# Data excerpts
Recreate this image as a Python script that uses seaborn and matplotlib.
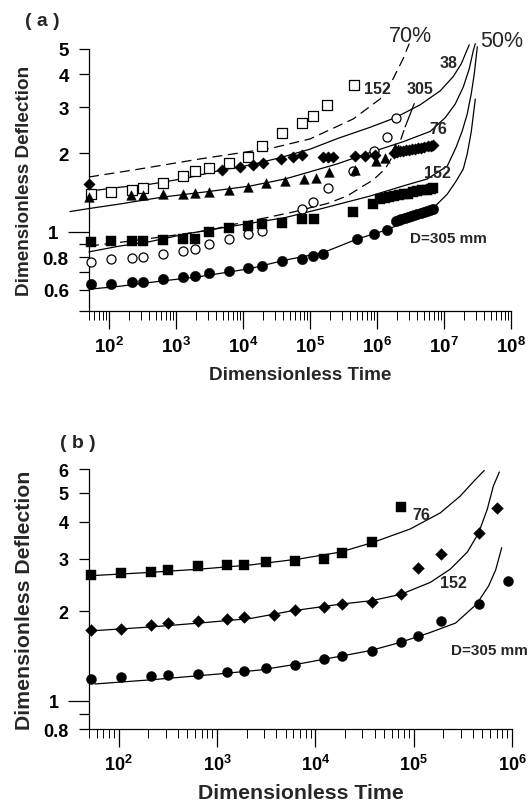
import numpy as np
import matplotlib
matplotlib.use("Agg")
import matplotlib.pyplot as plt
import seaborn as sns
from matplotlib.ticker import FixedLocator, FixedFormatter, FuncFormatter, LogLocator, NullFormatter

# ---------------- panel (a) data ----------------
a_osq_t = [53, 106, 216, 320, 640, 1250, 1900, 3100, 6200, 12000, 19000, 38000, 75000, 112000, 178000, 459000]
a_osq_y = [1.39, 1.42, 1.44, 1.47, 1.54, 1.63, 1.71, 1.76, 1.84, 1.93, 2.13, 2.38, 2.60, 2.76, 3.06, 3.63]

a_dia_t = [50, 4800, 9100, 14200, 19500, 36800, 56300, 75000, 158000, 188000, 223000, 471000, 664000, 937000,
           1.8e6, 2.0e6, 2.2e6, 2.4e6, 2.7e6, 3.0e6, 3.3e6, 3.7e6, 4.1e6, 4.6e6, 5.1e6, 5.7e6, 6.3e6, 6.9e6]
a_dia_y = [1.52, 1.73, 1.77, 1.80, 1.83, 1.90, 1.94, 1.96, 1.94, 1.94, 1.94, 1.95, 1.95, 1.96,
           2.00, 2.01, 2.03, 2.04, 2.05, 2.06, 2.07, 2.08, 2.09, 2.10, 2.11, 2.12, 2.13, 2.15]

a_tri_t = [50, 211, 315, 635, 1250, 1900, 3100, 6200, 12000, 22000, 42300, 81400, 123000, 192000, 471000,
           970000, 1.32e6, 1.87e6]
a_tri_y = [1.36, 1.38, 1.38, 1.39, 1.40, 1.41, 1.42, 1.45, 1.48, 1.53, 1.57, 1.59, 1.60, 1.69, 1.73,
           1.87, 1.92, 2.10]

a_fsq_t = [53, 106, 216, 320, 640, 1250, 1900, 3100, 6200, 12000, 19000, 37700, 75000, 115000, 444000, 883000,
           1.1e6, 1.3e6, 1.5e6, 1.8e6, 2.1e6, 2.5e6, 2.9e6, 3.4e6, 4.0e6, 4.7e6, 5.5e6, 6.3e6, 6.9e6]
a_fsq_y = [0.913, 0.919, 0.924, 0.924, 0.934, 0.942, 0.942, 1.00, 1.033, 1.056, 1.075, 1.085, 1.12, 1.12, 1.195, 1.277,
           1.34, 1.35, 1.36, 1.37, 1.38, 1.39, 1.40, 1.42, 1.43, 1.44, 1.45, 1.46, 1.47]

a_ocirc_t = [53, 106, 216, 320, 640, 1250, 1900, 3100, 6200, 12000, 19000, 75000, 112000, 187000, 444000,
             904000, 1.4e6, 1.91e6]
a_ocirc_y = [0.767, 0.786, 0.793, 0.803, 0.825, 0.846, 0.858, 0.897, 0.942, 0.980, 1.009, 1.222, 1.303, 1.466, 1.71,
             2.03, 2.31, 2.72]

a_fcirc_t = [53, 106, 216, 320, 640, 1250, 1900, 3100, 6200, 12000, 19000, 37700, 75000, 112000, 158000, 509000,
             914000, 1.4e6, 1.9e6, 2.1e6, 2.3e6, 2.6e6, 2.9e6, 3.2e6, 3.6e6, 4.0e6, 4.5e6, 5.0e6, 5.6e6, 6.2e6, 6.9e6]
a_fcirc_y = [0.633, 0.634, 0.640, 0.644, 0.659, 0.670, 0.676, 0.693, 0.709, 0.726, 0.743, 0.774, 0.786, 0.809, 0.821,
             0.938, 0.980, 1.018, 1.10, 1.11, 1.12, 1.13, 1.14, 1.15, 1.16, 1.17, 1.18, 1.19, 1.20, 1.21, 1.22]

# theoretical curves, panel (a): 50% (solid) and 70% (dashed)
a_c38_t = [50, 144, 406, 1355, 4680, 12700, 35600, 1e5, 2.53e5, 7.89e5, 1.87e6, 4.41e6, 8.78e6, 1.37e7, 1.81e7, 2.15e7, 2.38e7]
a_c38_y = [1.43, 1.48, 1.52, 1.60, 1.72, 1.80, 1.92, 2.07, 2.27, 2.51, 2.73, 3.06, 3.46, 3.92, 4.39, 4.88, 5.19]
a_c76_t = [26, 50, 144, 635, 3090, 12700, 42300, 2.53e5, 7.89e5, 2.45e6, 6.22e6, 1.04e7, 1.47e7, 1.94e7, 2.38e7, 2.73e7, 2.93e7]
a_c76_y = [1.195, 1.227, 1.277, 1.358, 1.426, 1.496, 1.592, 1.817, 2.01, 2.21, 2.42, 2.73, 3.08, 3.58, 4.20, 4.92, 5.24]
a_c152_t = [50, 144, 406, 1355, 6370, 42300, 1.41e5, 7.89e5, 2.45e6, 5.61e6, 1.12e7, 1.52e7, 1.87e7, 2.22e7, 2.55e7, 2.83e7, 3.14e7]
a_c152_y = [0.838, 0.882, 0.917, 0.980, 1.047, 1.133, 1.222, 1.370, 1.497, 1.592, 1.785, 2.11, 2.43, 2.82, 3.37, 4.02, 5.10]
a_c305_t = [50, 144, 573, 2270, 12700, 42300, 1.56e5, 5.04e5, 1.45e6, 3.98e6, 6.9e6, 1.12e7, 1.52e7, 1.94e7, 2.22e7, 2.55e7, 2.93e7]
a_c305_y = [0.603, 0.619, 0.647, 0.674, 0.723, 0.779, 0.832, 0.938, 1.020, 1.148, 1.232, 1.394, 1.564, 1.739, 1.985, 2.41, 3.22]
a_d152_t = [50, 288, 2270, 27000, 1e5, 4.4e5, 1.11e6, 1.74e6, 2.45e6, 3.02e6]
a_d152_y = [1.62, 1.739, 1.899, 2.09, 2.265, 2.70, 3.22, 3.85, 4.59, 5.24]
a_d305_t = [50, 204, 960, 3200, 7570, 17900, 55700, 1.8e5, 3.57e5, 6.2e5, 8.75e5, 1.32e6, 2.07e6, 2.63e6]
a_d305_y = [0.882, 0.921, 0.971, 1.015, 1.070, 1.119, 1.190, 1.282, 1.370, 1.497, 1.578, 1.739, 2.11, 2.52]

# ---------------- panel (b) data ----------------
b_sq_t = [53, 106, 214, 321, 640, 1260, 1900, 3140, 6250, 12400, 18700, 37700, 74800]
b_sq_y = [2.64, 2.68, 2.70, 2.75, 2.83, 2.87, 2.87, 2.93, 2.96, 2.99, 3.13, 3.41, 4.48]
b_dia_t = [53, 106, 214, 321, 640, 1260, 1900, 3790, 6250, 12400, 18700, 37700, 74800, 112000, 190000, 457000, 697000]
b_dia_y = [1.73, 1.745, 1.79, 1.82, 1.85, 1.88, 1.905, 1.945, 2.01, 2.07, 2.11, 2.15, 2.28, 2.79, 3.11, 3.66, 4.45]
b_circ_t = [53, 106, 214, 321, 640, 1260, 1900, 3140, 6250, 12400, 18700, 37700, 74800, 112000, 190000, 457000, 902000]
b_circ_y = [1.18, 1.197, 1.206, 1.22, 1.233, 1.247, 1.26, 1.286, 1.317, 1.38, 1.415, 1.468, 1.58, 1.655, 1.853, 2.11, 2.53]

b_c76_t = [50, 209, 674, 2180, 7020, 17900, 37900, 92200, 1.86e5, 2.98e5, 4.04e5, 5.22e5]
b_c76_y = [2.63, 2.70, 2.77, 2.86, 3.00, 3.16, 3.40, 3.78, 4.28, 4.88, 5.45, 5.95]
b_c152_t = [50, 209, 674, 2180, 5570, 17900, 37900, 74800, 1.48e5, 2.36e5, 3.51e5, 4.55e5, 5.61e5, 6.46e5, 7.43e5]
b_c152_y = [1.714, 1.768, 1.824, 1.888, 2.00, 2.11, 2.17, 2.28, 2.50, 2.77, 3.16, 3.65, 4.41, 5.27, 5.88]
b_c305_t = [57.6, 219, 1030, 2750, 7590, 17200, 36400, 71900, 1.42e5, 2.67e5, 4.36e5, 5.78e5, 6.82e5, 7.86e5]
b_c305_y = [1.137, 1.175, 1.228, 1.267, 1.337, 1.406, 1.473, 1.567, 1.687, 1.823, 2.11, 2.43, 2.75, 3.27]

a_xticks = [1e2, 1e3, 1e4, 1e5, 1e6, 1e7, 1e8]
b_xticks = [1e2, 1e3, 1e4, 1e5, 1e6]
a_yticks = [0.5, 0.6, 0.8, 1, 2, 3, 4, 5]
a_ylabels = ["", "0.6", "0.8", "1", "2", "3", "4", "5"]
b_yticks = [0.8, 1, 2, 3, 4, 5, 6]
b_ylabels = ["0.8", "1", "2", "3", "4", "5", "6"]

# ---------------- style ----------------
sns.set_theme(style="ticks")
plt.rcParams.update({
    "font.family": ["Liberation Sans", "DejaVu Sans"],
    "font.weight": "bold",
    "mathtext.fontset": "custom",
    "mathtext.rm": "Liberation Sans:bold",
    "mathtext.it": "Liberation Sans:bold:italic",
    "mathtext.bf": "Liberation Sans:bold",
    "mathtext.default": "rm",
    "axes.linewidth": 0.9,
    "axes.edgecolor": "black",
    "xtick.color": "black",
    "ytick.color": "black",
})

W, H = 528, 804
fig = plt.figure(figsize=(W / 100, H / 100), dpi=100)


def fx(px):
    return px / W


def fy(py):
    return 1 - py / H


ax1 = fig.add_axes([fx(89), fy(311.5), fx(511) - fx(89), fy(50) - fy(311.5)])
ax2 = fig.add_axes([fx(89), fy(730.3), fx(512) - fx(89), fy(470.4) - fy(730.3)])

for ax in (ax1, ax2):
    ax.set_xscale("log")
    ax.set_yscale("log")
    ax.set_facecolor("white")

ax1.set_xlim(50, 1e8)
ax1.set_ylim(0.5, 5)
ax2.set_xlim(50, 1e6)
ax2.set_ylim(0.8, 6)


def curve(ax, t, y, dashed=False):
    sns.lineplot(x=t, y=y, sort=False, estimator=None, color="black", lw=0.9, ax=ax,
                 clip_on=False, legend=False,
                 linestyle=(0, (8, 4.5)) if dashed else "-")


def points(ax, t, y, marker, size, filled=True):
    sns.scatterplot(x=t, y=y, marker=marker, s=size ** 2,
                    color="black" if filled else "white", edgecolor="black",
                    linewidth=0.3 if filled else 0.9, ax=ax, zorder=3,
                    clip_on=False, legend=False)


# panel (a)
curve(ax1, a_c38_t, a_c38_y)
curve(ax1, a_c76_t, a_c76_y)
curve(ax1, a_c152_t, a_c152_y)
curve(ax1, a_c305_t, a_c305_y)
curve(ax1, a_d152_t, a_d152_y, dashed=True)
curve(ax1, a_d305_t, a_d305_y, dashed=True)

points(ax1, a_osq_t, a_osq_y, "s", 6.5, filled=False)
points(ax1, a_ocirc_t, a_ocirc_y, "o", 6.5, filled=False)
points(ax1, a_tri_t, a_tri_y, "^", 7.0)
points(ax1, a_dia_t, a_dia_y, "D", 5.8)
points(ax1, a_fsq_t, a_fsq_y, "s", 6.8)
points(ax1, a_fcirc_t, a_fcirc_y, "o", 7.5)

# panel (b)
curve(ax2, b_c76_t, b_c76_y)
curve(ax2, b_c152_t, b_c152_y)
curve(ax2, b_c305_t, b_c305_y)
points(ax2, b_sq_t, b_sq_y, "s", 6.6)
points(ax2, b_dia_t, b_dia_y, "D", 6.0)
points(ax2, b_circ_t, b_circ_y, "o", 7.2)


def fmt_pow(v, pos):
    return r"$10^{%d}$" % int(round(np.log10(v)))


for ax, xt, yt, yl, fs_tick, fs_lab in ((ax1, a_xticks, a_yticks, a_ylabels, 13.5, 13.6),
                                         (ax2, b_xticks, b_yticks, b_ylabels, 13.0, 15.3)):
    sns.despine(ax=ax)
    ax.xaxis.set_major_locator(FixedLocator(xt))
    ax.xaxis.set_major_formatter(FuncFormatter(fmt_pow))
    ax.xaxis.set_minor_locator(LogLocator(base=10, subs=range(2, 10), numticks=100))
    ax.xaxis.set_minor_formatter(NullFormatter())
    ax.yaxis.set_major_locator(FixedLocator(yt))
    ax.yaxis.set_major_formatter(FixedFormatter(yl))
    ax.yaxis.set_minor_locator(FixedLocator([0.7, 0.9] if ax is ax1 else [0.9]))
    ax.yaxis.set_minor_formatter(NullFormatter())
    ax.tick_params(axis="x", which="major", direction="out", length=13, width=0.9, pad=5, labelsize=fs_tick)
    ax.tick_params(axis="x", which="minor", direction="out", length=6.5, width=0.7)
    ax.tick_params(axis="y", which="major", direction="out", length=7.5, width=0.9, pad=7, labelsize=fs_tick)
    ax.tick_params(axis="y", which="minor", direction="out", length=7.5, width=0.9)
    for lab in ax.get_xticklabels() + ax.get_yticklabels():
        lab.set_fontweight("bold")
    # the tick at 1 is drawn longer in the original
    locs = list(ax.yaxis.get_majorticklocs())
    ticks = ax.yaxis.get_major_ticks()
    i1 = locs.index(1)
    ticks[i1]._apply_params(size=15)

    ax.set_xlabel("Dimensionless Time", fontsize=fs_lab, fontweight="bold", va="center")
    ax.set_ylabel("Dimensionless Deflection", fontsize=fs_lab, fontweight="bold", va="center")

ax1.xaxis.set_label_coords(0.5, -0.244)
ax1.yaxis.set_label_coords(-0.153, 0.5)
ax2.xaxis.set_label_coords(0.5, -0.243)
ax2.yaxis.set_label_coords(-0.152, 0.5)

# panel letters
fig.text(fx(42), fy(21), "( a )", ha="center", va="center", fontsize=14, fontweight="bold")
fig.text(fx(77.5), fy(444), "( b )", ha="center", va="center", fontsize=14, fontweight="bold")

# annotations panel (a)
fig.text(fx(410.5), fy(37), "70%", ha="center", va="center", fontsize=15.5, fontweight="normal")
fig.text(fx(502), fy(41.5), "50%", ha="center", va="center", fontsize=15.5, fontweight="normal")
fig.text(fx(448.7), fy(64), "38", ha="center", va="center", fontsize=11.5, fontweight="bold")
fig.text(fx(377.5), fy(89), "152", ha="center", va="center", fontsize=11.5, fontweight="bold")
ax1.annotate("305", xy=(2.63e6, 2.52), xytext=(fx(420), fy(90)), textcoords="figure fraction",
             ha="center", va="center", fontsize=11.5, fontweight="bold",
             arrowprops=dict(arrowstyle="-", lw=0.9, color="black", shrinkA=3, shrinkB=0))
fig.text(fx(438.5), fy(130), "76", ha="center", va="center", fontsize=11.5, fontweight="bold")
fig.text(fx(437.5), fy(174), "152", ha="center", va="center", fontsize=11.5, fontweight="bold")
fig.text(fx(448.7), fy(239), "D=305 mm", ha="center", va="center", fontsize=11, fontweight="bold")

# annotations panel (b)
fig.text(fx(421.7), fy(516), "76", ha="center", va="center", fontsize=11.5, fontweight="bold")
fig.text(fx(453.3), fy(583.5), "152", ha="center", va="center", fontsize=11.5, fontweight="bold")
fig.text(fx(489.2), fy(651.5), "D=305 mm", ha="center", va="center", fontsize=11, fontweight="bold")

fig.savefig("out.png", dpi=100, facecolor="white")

...

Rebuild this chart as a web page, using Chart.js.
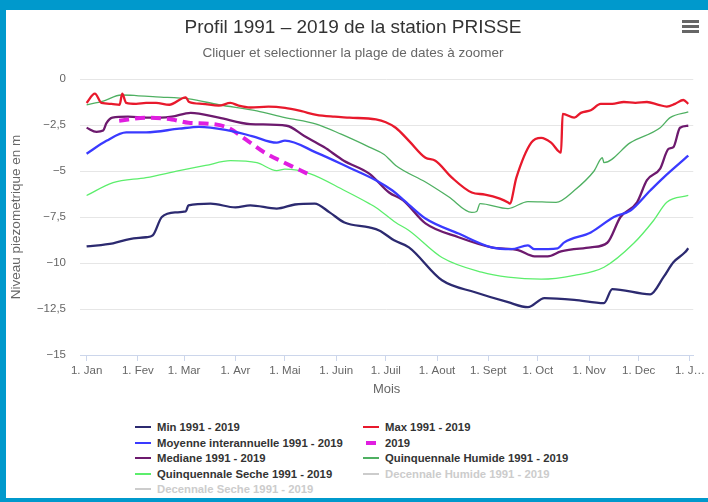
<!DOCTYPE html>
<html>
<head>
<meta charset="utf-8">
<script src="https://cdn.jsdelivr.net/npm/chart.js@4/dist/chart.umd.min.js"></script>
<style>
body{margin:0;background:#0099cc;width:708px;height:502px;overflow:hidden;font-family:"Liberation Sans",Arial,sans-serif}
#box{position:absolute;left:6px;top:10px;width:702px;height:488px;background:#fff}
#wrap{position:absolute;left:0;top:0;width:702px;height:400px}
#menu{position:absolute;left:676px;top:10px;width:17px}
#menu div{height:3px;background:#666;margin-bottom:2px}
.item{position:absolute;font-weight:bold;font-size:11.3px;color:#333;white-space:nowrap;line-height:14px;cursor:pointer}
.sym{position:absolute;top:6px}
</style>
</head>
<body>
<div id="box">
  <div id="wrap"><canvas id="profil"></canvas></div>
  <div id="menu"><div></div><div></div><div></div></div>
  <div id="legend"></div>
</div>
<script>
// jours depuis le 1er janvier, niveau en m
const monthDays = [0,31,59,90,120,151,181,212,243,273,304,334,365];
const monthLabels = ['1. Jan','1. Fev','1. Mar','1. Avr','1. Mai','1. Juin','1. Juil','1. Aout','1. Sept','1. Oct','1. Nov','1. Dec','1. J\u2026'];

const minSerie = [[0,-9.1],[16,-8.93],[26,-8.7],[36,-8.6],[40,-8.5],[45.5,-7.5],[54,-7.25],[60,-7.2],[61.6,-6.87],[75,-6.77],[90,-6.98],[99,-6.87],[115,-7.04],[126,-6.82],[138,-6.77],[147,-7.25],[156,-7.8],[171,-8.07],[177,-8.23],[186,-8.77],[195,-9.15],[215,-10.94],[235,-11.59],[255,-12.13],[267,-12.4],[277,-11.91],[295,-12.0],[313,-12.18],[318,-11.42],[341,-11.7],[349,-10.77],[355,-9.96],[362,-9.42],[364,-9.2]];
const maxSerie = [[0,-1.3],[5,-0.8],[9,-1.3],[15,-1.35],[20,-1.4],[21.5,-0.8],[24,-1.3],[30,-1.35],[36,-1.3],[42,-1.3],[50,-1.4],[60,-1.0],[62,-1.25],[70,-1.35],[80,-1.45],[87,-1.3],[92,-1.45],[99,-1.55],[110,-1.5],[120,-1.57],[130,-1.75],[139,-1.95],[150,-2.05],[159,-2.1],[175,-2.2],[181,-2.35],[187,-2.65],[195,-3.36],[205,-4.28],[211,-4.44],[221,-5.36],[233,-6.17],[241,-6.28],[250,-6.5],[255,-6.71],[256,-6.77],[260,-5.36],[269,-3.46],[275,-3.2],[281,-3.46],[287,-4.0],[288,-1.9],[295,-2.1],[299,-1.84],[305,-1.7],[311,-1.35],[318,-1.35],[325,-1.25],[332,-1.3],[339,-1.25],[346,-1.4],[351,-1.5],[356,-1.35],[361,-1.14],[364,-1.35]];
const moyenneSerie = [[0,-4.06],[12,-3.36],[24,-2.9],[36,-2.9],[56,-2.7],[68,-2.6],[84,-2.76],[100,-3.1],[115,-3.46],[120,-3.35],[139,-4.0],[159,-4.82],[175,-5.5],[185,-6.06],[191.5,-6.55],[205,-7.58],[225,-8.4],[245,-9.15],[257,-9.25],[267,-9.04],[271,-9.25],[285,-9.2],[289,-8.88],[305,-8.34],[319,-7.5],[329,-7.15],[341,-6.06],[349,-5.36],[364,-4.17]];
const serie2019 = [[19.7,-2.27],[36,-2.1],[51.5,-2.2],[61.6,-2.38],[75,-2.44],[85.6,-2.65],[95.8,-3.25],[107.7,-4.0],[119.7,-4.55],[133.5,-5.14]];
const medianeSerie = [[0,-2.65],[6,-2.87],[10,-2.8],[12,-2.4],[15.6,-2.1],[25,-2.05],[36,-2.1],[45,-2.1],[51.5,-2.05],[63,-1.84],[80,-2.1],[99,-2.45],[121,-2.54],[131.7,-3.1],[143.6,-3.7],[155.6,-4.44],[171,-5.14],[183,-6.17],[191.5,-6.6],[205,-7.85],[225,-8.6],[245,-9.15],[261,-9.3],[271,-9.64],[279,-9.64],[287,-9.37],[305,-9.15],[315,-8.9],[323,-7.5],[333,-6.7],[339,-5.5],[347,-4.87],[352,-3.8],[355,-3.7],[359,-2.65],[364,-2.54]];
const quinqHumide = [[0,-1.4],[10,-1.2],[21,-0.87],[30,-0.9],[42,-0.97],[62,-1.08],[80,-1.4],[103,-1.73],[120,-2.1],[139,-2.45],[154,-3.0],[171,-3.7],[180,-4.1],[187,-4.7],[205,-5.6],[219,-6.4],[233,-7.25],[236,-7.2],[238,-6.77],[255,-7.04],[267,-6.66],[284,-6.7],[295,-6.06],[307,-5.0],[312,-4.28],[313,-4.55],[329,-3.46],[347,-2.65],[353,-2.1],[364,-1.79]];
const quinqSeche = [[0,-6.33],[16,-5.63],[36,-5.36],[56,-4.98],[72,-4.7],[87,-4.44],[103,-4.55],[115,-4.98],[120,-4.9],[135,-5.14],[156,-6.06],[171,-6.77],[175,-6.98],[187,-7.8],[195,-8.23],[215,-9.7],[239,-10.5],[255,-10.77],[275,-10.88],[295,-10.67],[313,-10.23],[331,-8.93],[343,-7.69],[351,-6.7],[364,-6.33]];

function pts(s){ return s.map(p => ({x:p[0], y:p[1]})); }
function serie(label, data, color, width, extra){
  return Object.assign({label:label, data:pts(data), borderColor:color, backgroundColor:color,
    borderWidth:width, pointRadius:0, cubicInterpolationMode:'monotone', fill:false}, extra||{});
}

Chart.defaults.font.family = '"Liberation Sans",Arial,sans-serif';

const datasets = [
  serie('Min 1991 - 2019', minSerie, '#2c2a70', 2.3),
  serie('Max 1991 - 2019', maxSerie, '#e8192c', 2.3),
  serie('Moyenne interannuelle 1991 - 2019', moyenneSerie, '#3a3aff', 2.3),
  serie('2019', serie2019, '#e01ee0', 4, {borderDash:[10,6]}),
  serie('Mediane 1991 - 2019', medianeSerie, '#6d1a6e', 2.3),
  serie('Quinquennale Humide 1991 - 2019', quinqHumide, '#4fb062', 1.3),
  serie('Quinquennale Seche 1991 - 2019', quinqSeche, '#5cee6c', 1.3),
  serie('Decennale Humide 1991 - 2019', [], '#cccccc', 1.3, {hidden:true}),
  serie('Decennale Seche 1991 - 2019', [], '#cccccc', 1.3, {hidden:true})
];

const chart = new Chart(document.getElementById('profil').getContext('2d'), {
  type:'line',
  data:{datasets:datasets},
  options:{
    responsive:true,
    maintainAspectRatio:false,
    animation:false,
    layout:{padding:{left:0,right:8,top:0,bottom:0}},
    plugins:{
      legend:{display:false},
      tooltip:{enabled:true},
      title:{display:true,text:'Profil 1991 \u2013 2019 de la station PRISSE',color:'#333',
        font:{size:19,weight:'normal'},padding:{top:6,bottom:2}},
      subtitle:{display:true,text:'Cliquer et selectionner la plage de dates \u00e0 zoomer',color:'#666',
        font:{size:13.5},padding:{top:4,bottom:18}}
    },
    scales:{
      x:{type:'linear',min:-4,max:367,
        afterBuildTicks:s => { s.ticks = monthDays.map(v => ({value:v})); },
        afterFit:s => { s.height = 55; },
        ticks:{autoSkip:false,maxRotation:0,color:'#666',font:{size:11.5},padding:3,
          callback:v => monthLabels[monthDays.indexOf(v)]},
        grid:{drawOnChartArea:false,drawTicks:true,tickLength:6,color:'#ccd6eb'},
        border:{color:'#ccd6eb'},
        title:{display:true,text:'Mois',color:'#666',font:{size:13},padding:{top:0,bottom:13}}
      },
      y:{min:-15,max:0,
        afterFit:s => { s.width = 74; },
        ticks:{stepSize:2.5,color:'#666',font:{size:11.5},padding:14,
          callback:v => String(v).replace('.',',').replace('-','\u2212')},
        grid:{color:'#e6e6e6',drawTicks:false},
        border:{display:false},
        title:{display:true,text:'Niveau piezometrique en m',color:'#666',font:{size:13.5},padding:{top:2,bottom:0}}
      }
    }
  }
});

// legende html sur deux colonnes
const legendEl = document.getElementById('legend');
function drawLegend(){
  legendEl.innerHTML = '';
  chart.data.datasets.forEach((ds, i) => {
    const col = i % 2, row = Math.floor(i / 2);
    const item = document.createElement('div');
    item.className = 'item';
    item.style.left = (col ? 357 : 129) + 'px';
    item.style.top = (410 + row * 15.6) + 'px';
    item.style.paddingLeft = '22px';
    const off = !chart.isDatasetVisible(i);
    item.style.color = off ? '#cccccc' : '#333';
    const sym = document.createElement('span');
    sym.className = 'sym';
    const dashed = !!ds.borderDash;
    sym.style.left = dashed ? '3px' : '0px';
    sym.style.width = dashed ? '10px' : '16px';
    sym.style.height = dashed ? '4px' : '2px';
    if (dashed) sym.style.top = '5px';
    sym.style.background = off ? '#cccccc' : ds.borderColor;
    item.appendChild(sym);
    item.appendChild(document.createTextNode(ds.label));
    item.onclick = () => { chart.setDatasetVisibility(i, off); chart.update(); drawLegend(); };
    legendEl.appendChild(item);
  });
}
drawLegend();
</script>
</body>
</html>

# Aim
The lines to print start at the line containing "Rebuild this chart" and end at the line containing "const monthLabels = ['1."; print them exactly, both ends included, and leave out every picture.

# Output of the task
Rebuild this chart as a web page, using Chart.js.
<!DOCTYPE html>
<html>
<head>
<meta charset="utf-8">
<script src="https://cdn.jsdelivr.net/npm/chart.js@4/dist/chart.umd.min.js"></script>
<style>
body{margin:0;background:#0099cc;width:708px;height:502px;overflow:hidden;font-family:"Liberation Sans",Arial,sans-serif}
#box{position:absolute;left:6px;top:10px;width:702px;height:488px;background:#fff}
#wrap{position:absolute;left:0;top:0;width:702px;height:400px}
#menu{position:absolute;left:676px;top:10px;width:17px}
#menu div{height:3px;background:#666;margin-bottom:2px}
.item{position:absolute;font-weight:bold;font-size:11.3px;color:#333;white-space:nowrap;line-height:14px;cursor:pointer}
.sym{position:absolute;top:6px}
</style>
</head>
<body>
<div id="box">
  <div id="wrap"><canvas id="profil"></canvas></div>
  <div id="menu"><div></div><div></div><div></div></div>
  <div id="legend"></div>
</div>
<script>
// jours depuis le 1er janvier, niveau en m
const monthDays = [0,31,59,90,120,151,181,212,243,273,304,334,365];
const monthLabels = ['1. Jan','1. Fev','1. Mar','1. Avr','1. Mai','1. Juin','1. Juil','1. Aout','1. Sept','1. Oct','1. Nov','1. Dec','1. J\u2026'];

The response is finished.